Cycles and Risk
By Random Roger's Big Picture - Roger Nusbaum | September 1, 2010, 7:18 am
The segment on CNBC, right before the close yesterday, featured commentary from Rick Bensignor and David Darst. There were a couple of points made in the segment that seem to have been accepted as truthisms that I think are actually counter-productive.
Bob Pisani noted that "it's not about stock picking, anyone who has been a stock picker has had a terrible year." In reply Bensignor said he talks "to two of the most of the most important institutional players in the market place daily and they'll tell me this is absolutely the toughest market, there is absolutely no strategy that is working right now."
Maybe this is a salient point for certain types of professional investors but to the extent that do it yourself investors and for that matter RIAs think this way, it belies a lack of patience and focuses on the wrong period of time. Far too many market participants focus on timeframes that are incongruous considering the time horizon of the money being managed.
In this context I usually ask rhetorically "quick, how'd you do 3q 2006?" The other day when I mentioned that the S&P 500 was down 6.6% on November 20, 2008, how many remembered that day? These short term measures are almost useless for long term money in terms of what really matters which is having enough when you need it. There is some relevance but it needs to be thought of in the proper light. First is respecting the short term in that short term and often later forgotten-about panics can be where the biggest mistakes get made and short term mistakes can matter. Panic selling at a low, when not learned from and so repeated will do an investor in.
The other point of relevance for short term measures is benchmarking. If an investor can become proficient enough of an investor to be mediocre, can avoid panicking and of course save enough they have a good shot of having enough when they need it. The way to measure being at least mediocre is by comparing your result to that of some broad benchmark with the full understanding ahead of time that there will be quarters and years where you do lag the market.
Bill Miller got much acclaim for beating the S&P 500 for 15 years in a row. Then he gave back much or all of that outperformance during the financial crisis for getting caught with too much to many of the wrong financial stocks. As "great" as he was, the streak ended badly. Knowing ahead of time that you will not beat the market every year or quarter actually removes a burden. If someone is mediocre, which is enough to get the job done, then they should expect that sometimes they will beat the market and other times they will lag it, simple as that. In this context benchmarking becomes important for making sure you are generally staying close, or close enough, over some long period of time. When a portfolio lags by too much year after year then chances are something needs to change either in the approach a person is taking or this person needs to hire some help.

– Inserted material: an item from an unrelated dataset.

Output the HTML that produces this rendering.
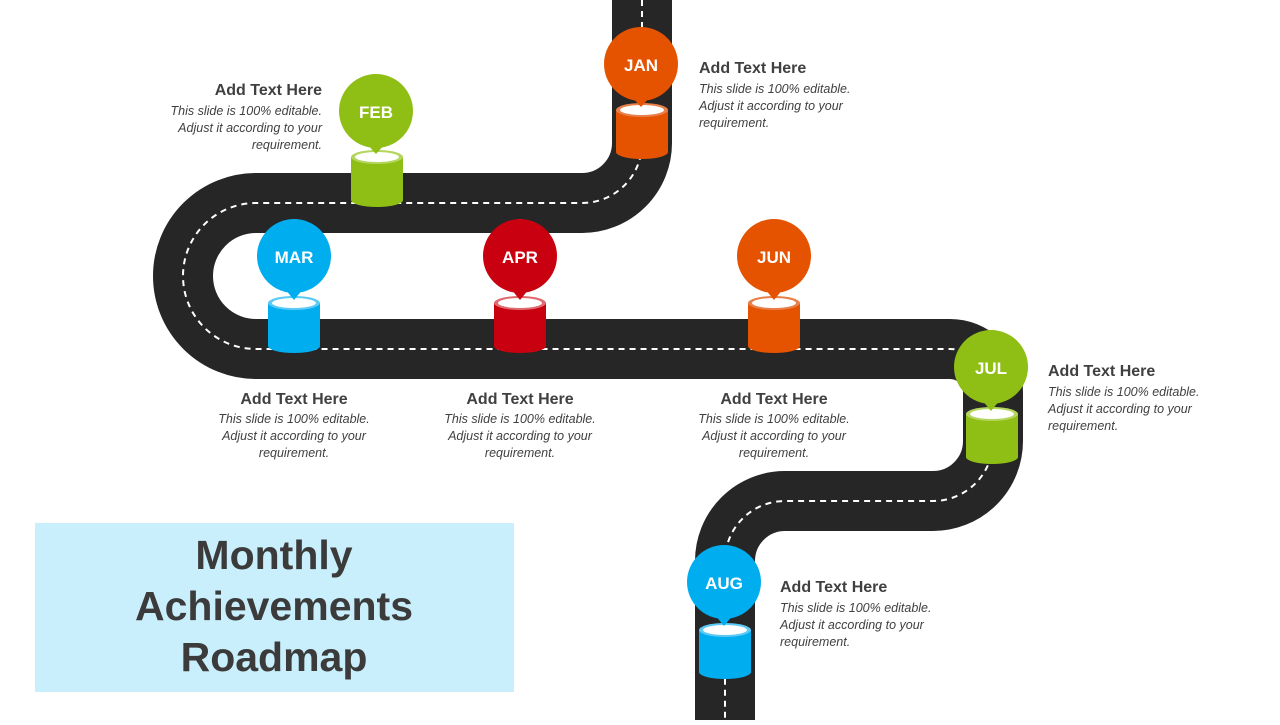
<!DOCTYPE html>
<html><head><meta charset="utf-8"><style>
html,body{margin:0;padding:0;background:#fff;}
body{width:1280px;height:720px;overflow:hidden;font-family:"Liberation Sans",sans-serif;}
</style></head><body>
<svg width="1280" height="720" viewBox="0 0 1280 720" xmlns="http://www.w3.org/2000/svg" font-family="Liberation Sans, sans-serif">
<rect x="35" y="523" width="479" height="169" fill="#c9effd"/>
<g font-weight="bold" font-size="41" fill="#3b3b3b" text-anchor="middle">
<text x="274" y="569">Monthly</text>
<text x="274" y="620">Achievements</text>
<text x="274" y="671">Roadmap</text>
</g>
<path d="M642 0 V143 A60 60 0 0 1 582 203 H256 A73 73 0 0 0 256 349 H950 A43 43 0 0 1 993 392 V441 A60 60 0 0 1 933 501 H785 A60 60 0 0 0 725 561 V720" fill="none" stroke="#262626" stroke-width="60"/>
<path d="M642 0 V143 A60 60 0 0 1 582 203 H256 A73 73 0 0 0 256 349 H950 A43 43 0 0 1 993 392 V441 A60 60 0 0 1 933 501 H785 A60 60 0 0 0 725 561 V720" fill="none" stroke="#fff" stroke-width="2" stroke-dasharray="6 5"/>
<defs>
<g id="x"></g>
</defs>
<!-- cylinders & pins -->
<g id="items">
<!-- JAN -->
<path d="M616 110 V152 A26 7 0 0 0 668 152 V110 Z" fill="#e55300"/><ellipse cx="642" cy="110" rx="26" ry="7" fill="#e8804a"/><ellipse cx="642" cy="110" rx="22" ry="5" fill="#fff"/>
<circle cx="641" cy="64" r="37" fill="#e55300"/><path d="M632 97 L650 97 L641 107 Z" fill="#e55300"/>
<!-- FEB -->
<path d="M351 157 V200 A26 7 0 0 0 403 200 V157 Z" fill="#8fbe15"/><ellipse cx="377" cy="157" rx="26" ry="7" fill="#b3d65e"/><ellipse cx="377" cy="157" rx="22" ry="5" fill="#fff"/>
<circle cx="376" cy="111" r="37" fill="#8fbe15"/><path d="M367 144 L385 144 L376 154 Z" fill="#8fbe15"/>
<!-- MAR -->
<path d="M268 303 V346 A26 7 0 0 0 320 346 V303 Z" fill="#00adef"/><ellipse cx="294" cy="303" rx="26" ry="7" fill="#5ccaf5"/><ellipse cx="294" cy="303" rx="22" ry="5" fill="#fff"/>
<circle cx="294" cy="256" r="37" fill="#00adef"/><path d="M285 289 L303 289 L294 300 Z" fill="#00adef"/>
<!-- APR -->
<path d="M494 303 V346 A26 7 0 0 0 546 346 V303 Z" fill="#c8000f"/><ellipse cx="520" cy="303" rx="26" ry="7" fill="#e06a70"/><ellipse cx="520" cy="303" rx="22" ry="5" fill="#fff"/>
<circle cx="520" cy="256" r="37" fill="#c8000f"/><path d="M511 289 L529 289 L520 300 Z" fill="#c8000f"/>
<!-- JUN -->
<path d="M748 303 V346 A26 7 0 0 0 800 346 V303 Z" fill="#e55300"/><ellipse cx="774" cy="303" rx="26" ry="7" fill="#e8804a"/><ellipse cx="774" cy="303" rx="22" ry="5" fill="#fff"/>
<circle cx="774" cy="256" r="37" fill="#e55300"/><path d="M765 289 L783 289 L774 300 Z" fill="#e55300"/>
<!-- JUL -->
<path d="M966 414 V457 A26 7 0 0 0 1018 457 V414 Z" fill="#8fbe15"/><ellipse cx="992" cy="414" rx="26" ry="7" fill="#b3d65e"/><ellipse cx="992" cy="414" rx="22" ry="5" fill="#fff"/>
<circle cx="991" cy="367" r="37" fill="#8fbe15"/><path d="M982 400 L1000 400 L991 411 Z" fill="#8fbe15"/>
<!-- AUG -->
<path d="M699 630 V672 A26 7 0 0 0 751 672 V630 Z" fill="#00adef"/><ellipse cx="725" cy="630" rx="26" ry="7" fill="#5ccaf5"/><ellipse cx="725" cy="630" rx="22" ry="5" fill="#fff"/>
<circle cx="724" cy="582" r="37" fill="#00adef"/><path d="M715 615 L733 615 L724 626 Z" fill="#00adef"/>
</g>
<g font-weight="bold" font-size="17" fill="#fff" text-anchor="middle">
<text x="641" y="71">JAN</text><text x="376" y="118">FEB</text><text x="294" y="263">MAR</text>
<text x="520" y="263">APR</text><text x="774" y="263">JUN</text><text x="991" y="374">JUL</text><text x="724" y="589">AUG</text>
</g>
<g fill="#404040">
<g font-size="16" font-weight="bold">
<text x="699" y="73">Add Text Here</text>
<text x="322" y="95" text-anchor="end">Add Text Here</text>
<text x="294" y="404" text-anchor="middle">Add Text Here</text>
<text x="520" y="404" text-anchor="middle">Add Text Here</text>
<text x="774" y="404" text-anchor="middle">Add Text Here</text>
<text x="1048" y="376">Add Text Here</text>
<text x="780" y="592">Add Text Here</text>
</g>
<g font-size="12.5" font-style="italic">
<text x="699" y="93">This slide is 100% editable.</text><text x="699" y="110">Adjust it according to your</text><text x="699" y="127">requirement.</text>
<g text-anchor="end"><text x="322" y="115">This slide is 100% editable.</text><text x="322" y="132">Adjust it according to your</text><text x="322" y="149">requirement.</text></g>
<g text-anchor="middle">
<text x="294" y="423">This slide is 100% editable.</text><text x="294" y="440">Adjust it according to your</text><text x="294" y="457">requirement.</text>
<text x="520" y="423">This slide is 100% editable.</text><text x="520" y="440">Adjust it according to your</text><text x="520" y="457">requirement.</text>
<text x="774" y="423">This slide is 100% editable.</text><text x="774" y="440">Adjust it according to your</text><text x="774" y="457">requirement.</text>
</g>
<text x="1048" y="396">This slide is 100% editable.</text><text x="1048" y="413">Adjust it according to your</text><text x="1048" y="430">requirement.</text>
<text x="780" y="612">This slide is 100% editable.</text><text x="780" y="629">Adjust it according to your</text><text x="780" y="646">requirement.</text>
</g>
</g>
</svg>
</body></html>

The ideas above are building blocks for figuring out how to navigate through market cycles. From there can come things like risk adjusted return or John Serappere's 75/50 portfolio.
The other point made in the CNBC segment was also from Bensignor when he said "you have to reach for yield, there is nothing else. You're not going to reach for treasury yield at 2.5% and short term stuff at 50 basis points so you have to go for stocks that will get you 5-6%"
The notion of the Fed "forcing" money into risk assets by keeping rates low makes no sense to me and also speaks to lack of patience. Every investor has some portion of their investable assets that they should leave in cash. If the shortest term interest rates are essentially zero that is unfortunate but if you have money that should not be exposed to risk assets then you shouldn't expose that money to risk assets. Ten years from now we will be saying "hey do you remember back when rates were zero?" Point being that at some point rates will normalize.
I would also reiterate on this point that most parts of the fixed income market are very expensive. Bond prices can stay expensive for a long time but if yields go up a lot then holders of longer term debt will be stuck with low (relative to then prevailing rates) yields that have dropped a lot in price having to wait it out until maturity. People in bond funds could be worse off because there is no par value that funds return to although the payouts of the funds would start to move higher.
Just like there is nothing wrong with taking risk in the equity portion of the portfolio, for some people it is suitable to take some risk in the bond portion but this is not right for everyone and to the extent people are taking risks they don't understand, which happened with target date funds, internet stocks and housing (just examples as I don't believe "bubble" the correct word to describe the bond market), it becomes a big problem at some point.
One final thought that is more of a building block which is that you can only take what the market is gives which might be another one I can take credit for. What this means is that the typical investor is not going to be up 30% when the S&P 500 is up 4%. It is certainly possible to have a year or two in an investing career where the typical investor is way ahead but this doesn't happen often unless there is a lot of risk taken. In a similar fashion a fixed income portfolio that yields 8% in a 1% world is taking a lot of risk. That doesn't mean there must be a consequence for that risk but it is being taken.